The Harris Honeymoon & Team K’s Quest to Make It Last

kamala harris
Even those in Democratic and political media circles with a more favorable view of Harris—including me—were taken aback by how smoothly she and her people were able to navigate the terrain in front of them last week. Photo: Brendan Smialowski/AFP/Getty Images
John Heilemann
July 29, 2024

The first week of Kamala Harris’s campaign for the presidency is difficult to describe in a way that does it justice, but also doesn’t appear to be an exercise in partisan hyperbole, gratuitous puffery, or hallucinogenic experimentation gone haywire.
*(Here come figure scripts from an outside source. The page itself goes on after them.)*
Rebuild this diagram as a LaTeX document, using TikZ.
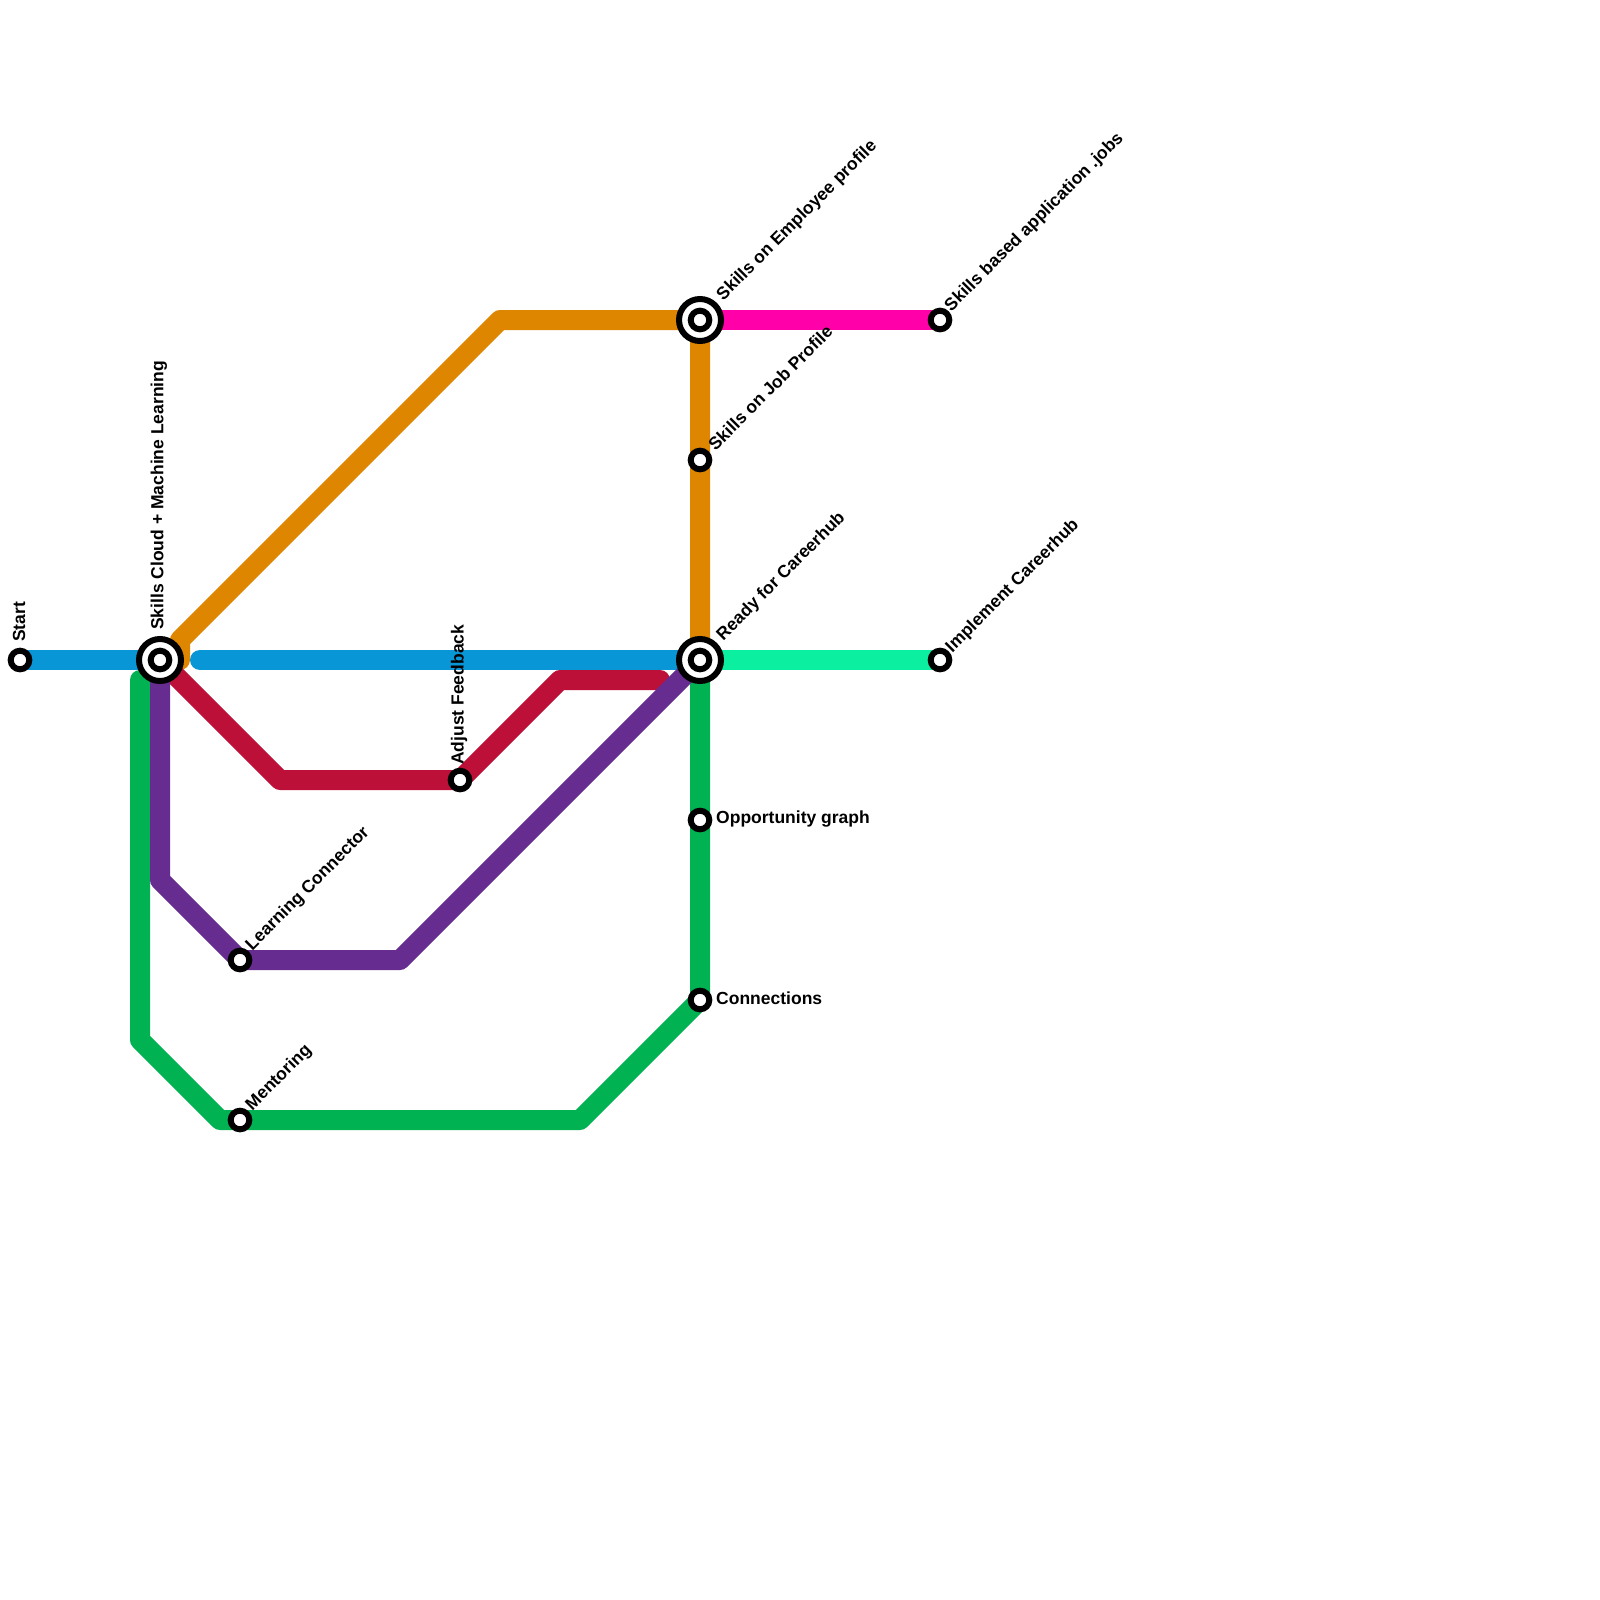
\documentclass[tikz,border=0pt]{standalone}
\usepackage{fontspec}
\setmainfont{Liberation Sans}[BoldFont={Liberation Sans Bold}]
\usetikzlibrary{backgrounds}
\definecolor{lblue}{HTML}{0896D7}
\definecolor{lorange}{HTML}{DF8600}
\definecolor{lred}{HTML}{BD1038}
\definecolor{lpurple}{HTML}{662C90}
\definecolor{lgreen}{HTML}{00B251}
\definecolor{lpink}{HTML}{FF00A9}
\definecolor{lteal}{HTML}{0BF0A0}
\tikzset{
 metro/.style={line width=20pt,line cap=round,line join=round},
 stn/.style={circle,draw=black,fill=white,line width=6pt,minimum size=18.6pt,inner sep=0pt},
 hub/.style={circle,draw=black,fill=white,line width=6pt,minimum size=42pt,inner sep=0pt},
 lbl/.style={inner sep=0pt,anchor=west,font=\bfseries\fontsize{17.5}{20}\selectfont,text=black},
 diag/.style={lbl,rotate=45},
 vert/.style={lbl,rotate=90}
}
\begin{document}
\begin{tikzpicture}[x=1pt,y=-1pt]
\useasboundingbox (0,0) rectangle (1600,1600);
% stations
\node[hub] (hubA) at (160,660) {};
\node[stn] (hubAi) at (160,660) {};
\node[hub] (hubB) at (700,320) {};
\node[stn] (hubBi) at (700,320) {};
\node[hub] (hubC) at (700,660) {};
\node[stn] (hubCi) at (700,660) {};
\node[stn] (start) at (20,660) {};
\node[stn] (jobs) at (940,320) {};
\node[stn] (impl) at (940,660) {};
\node[stn] (job) at (700,460) {};
\node[stn] (adj) at (460,780) {};
\node[stn] (learn) at (240,960) {};
\node[stn] (ment) at (240,1120) {};
\node[stn] (opp) at (700,820) {};
\node[stn] (conn) at (700,1000) {};
% bends
\coordinate (b1s) at (200,660);
\coordinate (o0) at (180,660);
\coordinate (o1) at (180,640);
\coordinate (o2) at (500,320);
\coordinate (r1) at (280,780);
\coordinate (r2) at (560,680);
\coordinate (r3) at (660,680);
\coordinate (p1) at (160,880);
\coordinate (p2) at (400,960);
\coordinate (g0) at (140,680);
\coordinate (g1) at (140,1040);
\coordinate (g2) at (220,1120);
\coordinate (g3) at (580,1120);
\begin{scope}[on background layer]
\draw[metro,lorange] (o0) -- (o1) -- (o2) -- (hubB.center) -- (job.center) -- (hubC.center);
\draw[metro,lblue] (start.center) -- (hubA.center);
\draw[metro,lblue] (b1s) -- (hubC.center);
\draw[metro,lpink] (hubB.center) -- (jobs.center);
\draw[metro,lteal] (hubC.center) -- (impl.center);
\draw[metro,lgreen] (g0) -- (g1) -- (g2) -- (ment.center) -- (g3) -- (conn.center) -- (opp.center) -- (hubC.center);
\draw[metro,lred] (hubA.center) -- (r1) -- (adj.center) -- (r2) -- (r3);
\draw[metro,lpurple] (hubA.center) -- (p1) -- (learn.center) -- (p2) -- (hubC.center);
\end{scope}
% labels
\node[vert] (tstart) at (19,642) {Start};
\node[vert] (thubA) at (159,630) {Skills Cloud + Machine Learning};
\node[vert] (tadj) at (459,765) {Adjust Feedback};
\node[diag] (thubB) at (720,298) {Skills on Employee profile};
\node[diag] (tjob) at (711,447) {Skills on Job Profile};
\node[diag] (thubC) at (720,638) {Ready for Careerhub};
\node[diag] (tjobs) at (948,309) {Skills based application .jobs};
\node[diag] (timpl) at (949,650) {Implement Careerhub};
\node[diag] (tlearn) at (249,948) {Learning Connector};
\node[diag] (tment) at (249,1108) {Mentoring};
\node[lbl] (topp) at (716,819) {Opportunity graph};
\node[lbl] (tconn) at (716,998) {Connections};
\end{tikzpicture}
\end{document}
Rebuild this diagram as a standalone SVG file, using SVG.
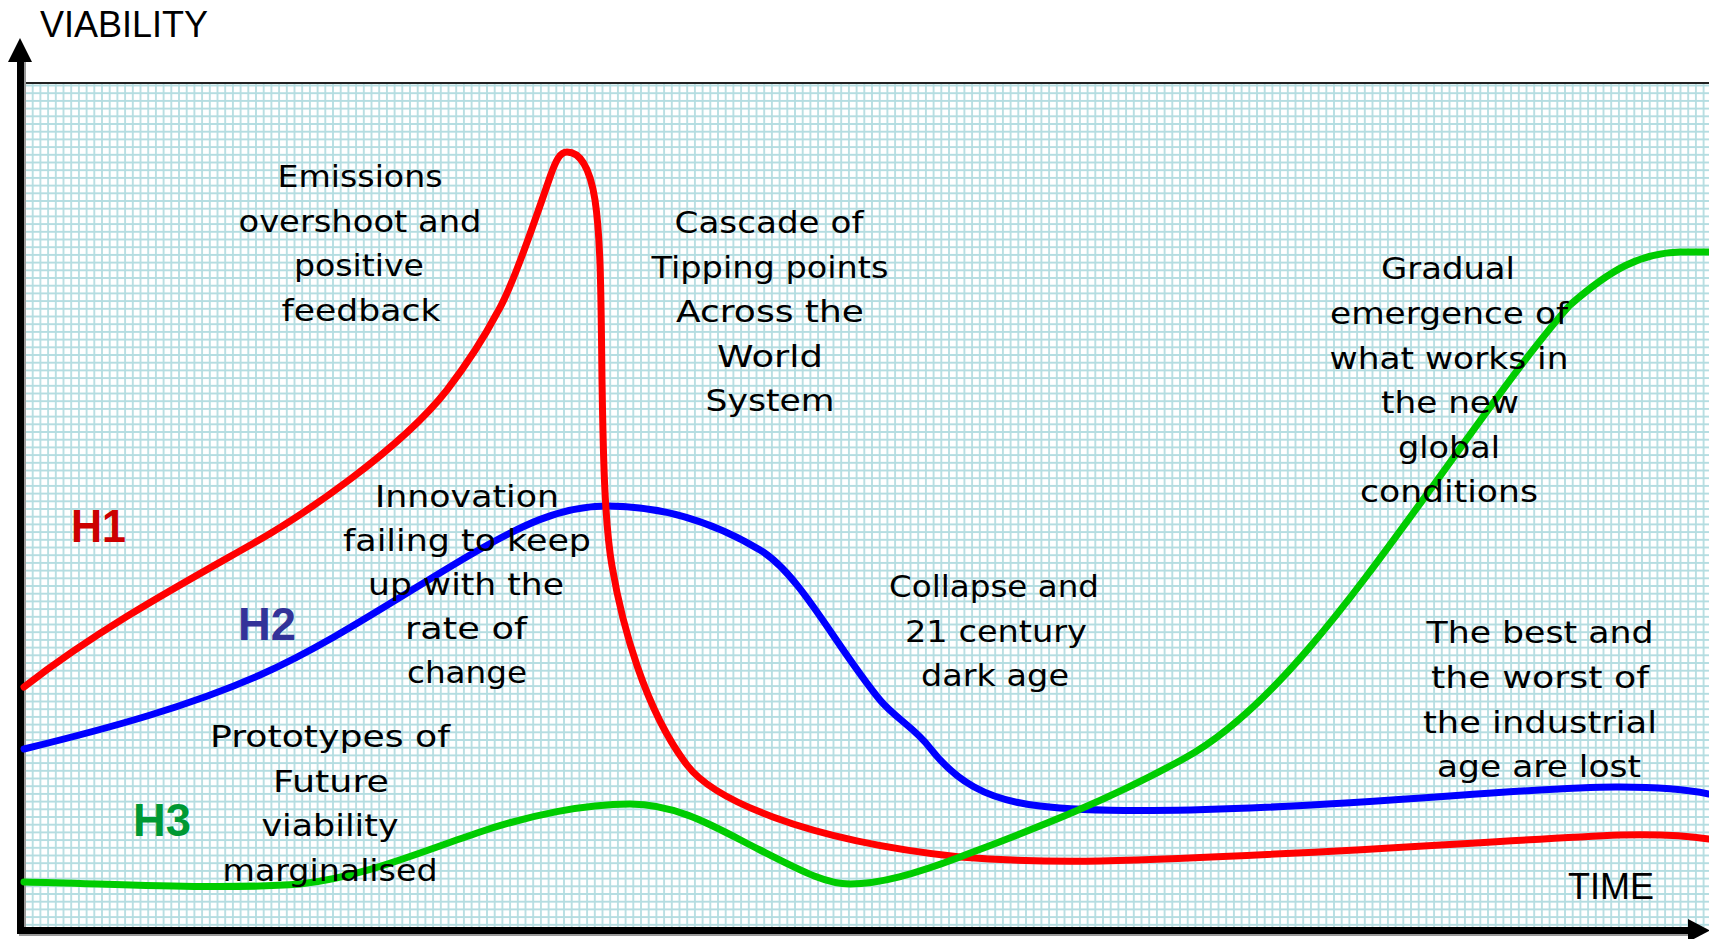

The if-you-put-them-in-a-screenplay-you’d-be-laughed-out-of-Hollywood circumstances that conspired to make Harris the de facto Democratic nominee this late in the game are one source of this difficulty. (Duh.) But even more bedeviling is the reality that in the seven days since her wholly unanticipated, entirely unplanned-for, wildly unlikely ascension to the top of the ticket, the V.P.’s nascent campaign hasn’t seen a single meaningful thing go wrong: not one tiny hiccup, modest slip-up, or mid-sized screw-up, let alone some major fuckup. Indeed, on almost every dimension, Harris’s first week went better—and in certain critically important areas, way better—than she or her team could have dared to hope or anyone else in professional politics had reason to envision.